Start of DATASET SECTION

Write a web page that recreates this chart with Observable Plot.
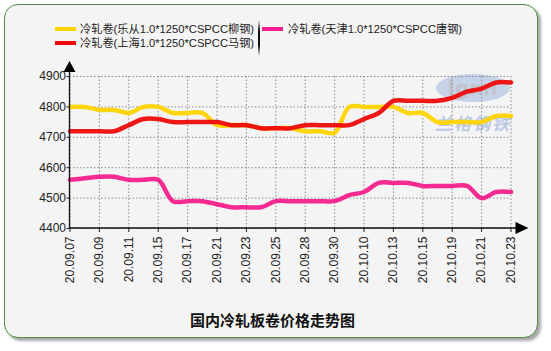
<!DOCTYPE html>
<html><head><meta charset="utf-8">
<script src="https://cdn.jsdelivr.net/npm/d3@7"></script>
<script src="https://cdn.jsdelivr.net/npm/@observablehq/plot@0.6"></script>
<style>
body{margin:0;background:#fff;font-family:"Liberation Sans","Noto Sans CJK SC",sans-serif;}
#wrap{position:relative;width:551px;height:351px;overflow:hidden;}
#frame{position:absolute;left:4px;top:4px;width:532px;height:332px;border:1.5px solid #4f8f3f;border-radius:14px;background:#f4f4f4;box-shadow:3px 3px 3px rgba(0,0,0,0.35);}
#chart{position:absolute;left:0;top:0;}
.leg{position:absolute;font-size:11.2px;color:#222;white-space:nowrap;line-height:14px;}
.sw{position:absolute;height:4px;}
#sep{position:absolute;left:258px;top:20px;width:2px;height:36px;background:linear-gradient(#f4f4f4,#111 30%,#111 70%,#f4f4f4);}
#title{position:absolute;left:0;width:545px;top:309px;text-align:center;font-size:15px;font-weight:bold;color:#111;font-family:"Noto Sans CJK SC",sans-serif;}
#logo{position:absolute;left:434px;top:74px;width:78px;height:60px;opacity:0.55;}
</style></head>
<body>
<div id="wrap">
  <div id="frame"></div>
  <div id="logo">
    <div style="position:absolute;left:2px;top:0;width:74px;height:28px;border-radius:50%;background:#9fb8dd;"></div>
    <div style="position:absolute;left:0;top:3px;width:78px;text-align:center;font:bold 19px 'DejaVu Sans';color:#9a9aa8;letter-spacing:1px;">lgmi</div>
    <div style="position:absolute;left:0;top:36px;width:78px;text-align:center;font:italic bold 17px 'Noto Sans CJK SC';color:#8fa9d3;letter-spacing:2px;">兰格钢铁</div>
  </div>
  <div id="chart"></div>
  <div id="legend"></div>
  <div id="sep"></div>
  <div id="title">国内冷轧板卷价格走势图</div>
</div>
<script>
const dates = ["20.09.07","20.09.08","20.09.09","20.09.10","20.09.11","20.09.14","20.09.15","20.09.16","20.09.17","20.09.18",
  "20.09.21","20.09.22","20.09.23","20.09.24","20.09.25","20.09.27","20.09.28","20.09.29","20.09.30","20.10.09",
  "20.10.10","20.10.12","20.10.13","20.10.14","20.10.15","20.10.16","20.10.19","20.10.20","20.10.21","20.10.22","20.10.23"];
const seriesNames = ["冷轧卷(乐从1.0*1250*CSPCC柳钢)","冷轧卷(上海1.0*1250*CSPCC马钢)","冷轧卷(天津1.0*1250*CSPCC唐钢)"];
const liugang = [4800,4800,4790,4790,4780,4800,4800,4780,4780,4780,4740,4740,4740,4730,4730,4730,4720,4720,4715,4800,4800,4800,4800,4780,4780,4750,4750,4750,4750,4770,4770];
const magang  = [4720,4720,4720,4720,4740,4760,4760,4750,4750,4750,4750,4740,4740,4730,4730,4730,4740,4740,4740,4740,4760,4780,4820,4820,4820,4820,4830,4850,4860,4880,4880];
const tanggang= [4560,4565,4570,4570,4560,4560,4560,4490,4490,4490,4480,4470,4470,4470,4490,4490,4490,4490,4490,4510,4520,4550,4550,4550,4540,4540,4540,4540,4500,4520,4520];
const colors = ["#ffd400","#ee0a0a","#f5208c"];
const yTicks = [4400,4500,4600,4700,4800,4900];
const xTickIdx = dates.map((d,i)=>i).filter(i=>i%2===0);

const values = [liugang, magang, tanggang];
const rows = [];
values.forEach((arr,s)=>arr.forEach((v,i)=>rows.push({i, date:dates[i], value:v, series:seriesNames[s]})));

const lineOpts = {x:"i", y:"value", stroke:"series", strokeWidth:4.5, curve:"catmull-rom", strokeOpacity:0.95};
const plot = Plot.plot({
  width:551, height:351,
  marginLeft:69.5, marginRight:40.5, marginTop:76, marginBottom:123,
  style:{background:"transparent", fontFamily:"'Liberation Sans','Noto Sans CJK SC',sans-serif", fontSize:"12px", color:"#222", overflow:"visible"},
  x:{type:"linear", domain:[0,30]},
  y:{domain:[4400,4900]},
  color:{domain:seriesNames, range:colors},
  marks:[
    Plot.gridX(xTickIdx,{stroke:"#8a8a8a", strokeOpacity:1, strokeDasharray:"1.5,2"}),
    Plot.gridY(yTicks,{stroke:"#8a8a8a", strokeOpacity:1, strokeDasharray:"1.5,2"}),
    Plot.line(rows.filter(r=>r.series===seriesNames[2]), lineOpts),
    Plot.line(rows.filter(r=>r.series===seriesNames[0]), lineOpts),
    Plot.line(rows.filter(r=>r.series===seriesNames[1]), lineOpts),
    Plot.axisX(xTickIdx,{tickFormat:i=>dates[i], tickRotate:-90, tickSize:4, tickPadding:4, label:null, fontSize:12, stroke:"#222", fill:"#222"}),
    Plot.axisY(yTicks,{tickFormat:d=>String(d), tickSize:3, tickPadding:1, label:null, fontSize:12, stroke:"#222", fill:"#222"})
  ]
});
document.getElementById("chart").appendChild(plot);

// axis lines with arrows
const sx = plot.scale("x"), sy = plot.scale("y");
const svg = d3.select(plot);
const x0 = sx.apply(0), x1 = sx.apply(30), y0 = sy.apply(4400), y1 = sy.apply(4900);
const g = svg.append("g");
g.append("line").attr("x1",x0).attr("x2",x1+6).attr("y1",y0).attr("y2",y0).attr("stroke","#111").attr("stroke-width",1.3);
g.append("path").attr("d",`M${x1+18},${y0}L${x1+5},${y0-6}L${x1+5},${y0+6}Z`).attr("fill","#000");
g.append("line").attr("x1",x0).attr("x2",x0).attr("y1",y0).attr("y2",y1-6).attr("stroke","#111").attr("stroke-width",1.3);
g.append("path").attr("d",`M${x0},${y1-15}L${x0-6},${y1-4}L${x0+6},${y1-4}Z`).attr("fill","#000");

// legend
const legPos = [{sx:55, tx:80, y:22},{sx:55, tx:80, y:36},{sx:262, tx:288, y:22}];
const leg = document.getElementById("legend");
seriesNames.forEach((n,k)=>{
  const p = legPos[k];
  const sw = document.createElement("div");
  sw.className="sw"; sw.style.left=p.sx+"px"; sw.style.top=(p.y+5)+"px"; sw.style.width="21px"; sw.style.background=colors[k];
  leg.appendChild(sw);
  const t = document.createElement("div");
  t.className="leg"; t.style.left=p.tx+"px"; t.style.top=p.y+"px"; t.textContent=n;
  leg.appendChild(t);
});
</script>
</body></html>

End of DATASET SECTION

TASK REQUIREMENTS:
Reproduce all of the material exactly, apart from the pictures.

CORRECT RESULT:
Write a web page that recreates this chart with Observable Plot.
<!DOCTYPE html>
<html><head><meta charset="utf-8">
<script src="https://cdn.jsdelivr.net/npm/d3@7"></script>
<script src="https://cdn.jsdelivr.net/npm/@observablehq/plot@0.6"></script>
<style>
body{margin:0;background:#fff;font-family:"Liberation Sans","Noto Sans CJK SC",sans-serif;}
#wrap{position:relative;width:551px;height:351px;overflow:hidden;}
#frame{position:absolute;left:4px;top:4px;width:532px;height:332px;border:1.5px solid #4f8f3f;border-radius:14px;background:#f4f4f4;box-shadow:3px 3px 3px rgba(0,0,0,0.35);}
#chart{position:absolute;left:0;top:0;}
.leg{position:absolute;font-size:11.2px;color:#222;white-space:nowrap;line-height:14px;}
.sw{position:absolute;height:4px;}
#sep{position:absolute;left:258px;top:20px;width:2px;height:36px;background:linear-gradient(#f4f4f4,#111 30%,#111 70%,#f4f4f4);}
#title{position:absolute;left:0;width:545px;top:309px;text-align:center;font-size:15px;font-weight:bold;color:#111;font-family:"Noto Sans CJK SC",sans-serif;}
#logo{position:absolute;left:434px;top:74px;width:78px;height:60px;opacity:0.55;}
</style></head>
<body>
<div id="wrap">
  <div id="frame"></div>
  <div id="logo">
    <div style="position:absolute;left:2px;top:0;width:74px;height:28px;border-radius:50%;background:#9fb8dd;"></div>
    <div style="position:absolute;left:0;top:3px;width:78px;text-align:center;font:bold 19px 'DejaVu Sans';color:#9a9aa8;letter-spacing:1px;">lgmi</div>
    <div style="position:absolute;left:0;top:36px;width:78px;text-align:center;font:italic bold 17px 'Noto Sans CJK SC';color:#8fa9d3;letter-spacing:2px;">兰格钢铁</div>
  </div>
  <div id="chart"></div>
  <div id="legend"></div>
  <div id="sep"></div>
  <div id="title">国内冷轧板卷价格走势图</div>
</div>
<script>
const dates = ["20.09.07","20.09.08","20.09.09","20.09.10","20.09.11","20.09.14","20.09.15","20.09.16","20.09.17","20.09.18",
  "20.09.21","20.09.22","20.09.23","20.09.24","20.09.25","20.09.27","20.09.28","20.09.29","20.09.30","20.10.09",
  "20.10.10","20.10.12","20.10.13","20.10.14","20.10.15","20.10.16","20.10.19","20.10.20","20.10.21","20.10.22","20.10.23"];
const seriesNames = ["冷轧卷(乐从1.0*1250*CSPCC柳钢)","冷轧卷(上海1.0*1250*CSPCC马钢)","冷轧卷(天津1.0*1250*CSPCC唐钢)"];
const liugang = [4800,4800,4790,4790,4780,4800,4800,4780,4780,4780,4740,4740,4740,4730,4730,4730,4720,4720,4715,4800,4800,4800,4800,4780,4780,4750,4750,4750,4750,4770,4770];
const magang  = [4720,4720,4720,4720,4740,4760,4760,4750,4750,4750,4750,4740,4740,4730,4730,4730,4740,4740,4740,4740,4760,4780,4820,4820,4820,4820,4830,4850,4860,4880,4880];
const tanggang= [4560,4565,4570,4570,4560,4560,4560,4490,4490,4490,4480,4470,4470,4470,4490,4490,4490,4490,4490,4510,4520,4550,4550,4550,4540,4540,4540,4540,4500,4520,4520];
const colors = ["#ffd400","#ee0a0a","#f5208c"];
const yTicks = [4400,4500,4600,4700,4800,4900];
const xTickIdx = dates.map((d,i)=>i).filter(i=>i%2===0);

const values = [liugang, magang, tanggang];
const rows = [];
values.forEach((arr,s)=>arr.forEach((v,i)=>rows.push({i, date:dates[i], value:v, series:seriesNames[s]})));

const lineOpts = {x:"i", y:"value", stroke:"series", strokeWidth:4.5, curve:"catmull-rom", strokeOpacity:0.95};
const plot = Plot.plot({
  width:551, height:351,
  marginLeft:69.5, marginRight:40.5, marginTop:76, marginBottom:123,
  style:{background:"transparent", fontFamily:"'Liberation Sans','Noto Sans CJK SC',sans-serif", fontSize:"12px", color:"#222", overflow:"visible"},
  x:{type:"linear", domain:[0,30]},
  y:{domain:[4400,4900]},
  color:{domain:seriesNames, range:colors},
  marks:[
    Plot.gridX(xTickIdx,{stroke:"#8a8a8a", strokeOpacity:1, strokeDasharray:"1.5,2"}),
    Plot.gridY(yTicks,{stroke:"#8a8a8a", strokeOpacity:1, strokeDasharray:"1.5,2"}),
    Plot.line(rows.filter(r=>r.series===seriesNames[2]), lineOpts),
    Plot.line(rows.filter(r=>r.series===seriesNames[0]), lineOpts),
    Plot.line(rows.filter(r=>r.series===seriesNames[1]), lineOpts),
    Plot.axisX(xTickIdx,{tickFormat:i=>dates[i], tickRotate:-90, tickSize:4, tickPadding:4, label:null, fontSize:12, stroke:"#222", fill:"#222"}),
    Plot.axisY(yTicks,{tickFormat:d=>String(d), tickSize:3, tickPadding:1, label:null, fontSize:12, stroke:"#222", fill:"#222"})
  ]
});
document.getElementById("chart").appendChild(plot);

// axis lines with arrows
const sx = plot.scale("x"), sy = plot.scale("y");
const svg = d3.select(plot);
const x0 = sx.apply(0), x1 = sx.apply(30), y0 = sy.apply(4400), y1 = sy.apply(4900);
const g = svg.append("g");
g.append("line").attr("x1",x0).attr("x2",x1+6).attr("y1",y0).attr("y2",y0).attr("stroke","#111").attr("stroke-width",1.3);
g.append("path").attr("d",`M${x1+18},${y0}L${x1+5},${y0-6}L${x1+5},${y0+6}Z`).attr("fill","#000");
g.append("line").attr("x1",x0).attr("x2",x0).attr("y1",y0).attr("y2",y1-6).attr("stroke","#111").attr("stroke-width",1.3);
g.append("path").attr("d",`M${x0},${y1-15}L${x0-6},${y1-4}L${x0+6},${y1-4}Z`).attr("fill","#000");

// legend
const legPos = [{sx:55, tx:80, y:22},{sx:55, tx:80, y:36},{sx:262, tx:288, y:22}];
const leg = document.getElementById("legend");
seriesNames.forEach((n,k)=>{
  const p = legPos[k];
  const sw = document.createElement("div");
  sw.className="sw"; sw.style.left=p.sx+"px"; sw.style.top=(p.y+5)+"px"; sw.style.width="21px"; sw.style.background=colors[k];
  leg.appendChild(sw);
  const t = document.createElement("div");
  t.className="leg"; t.style.left=p.tx+"px"; t.style.top=p.y+"px"; t.textContent=n;
  leg.appendChild(t);
});
</script>
</body></html>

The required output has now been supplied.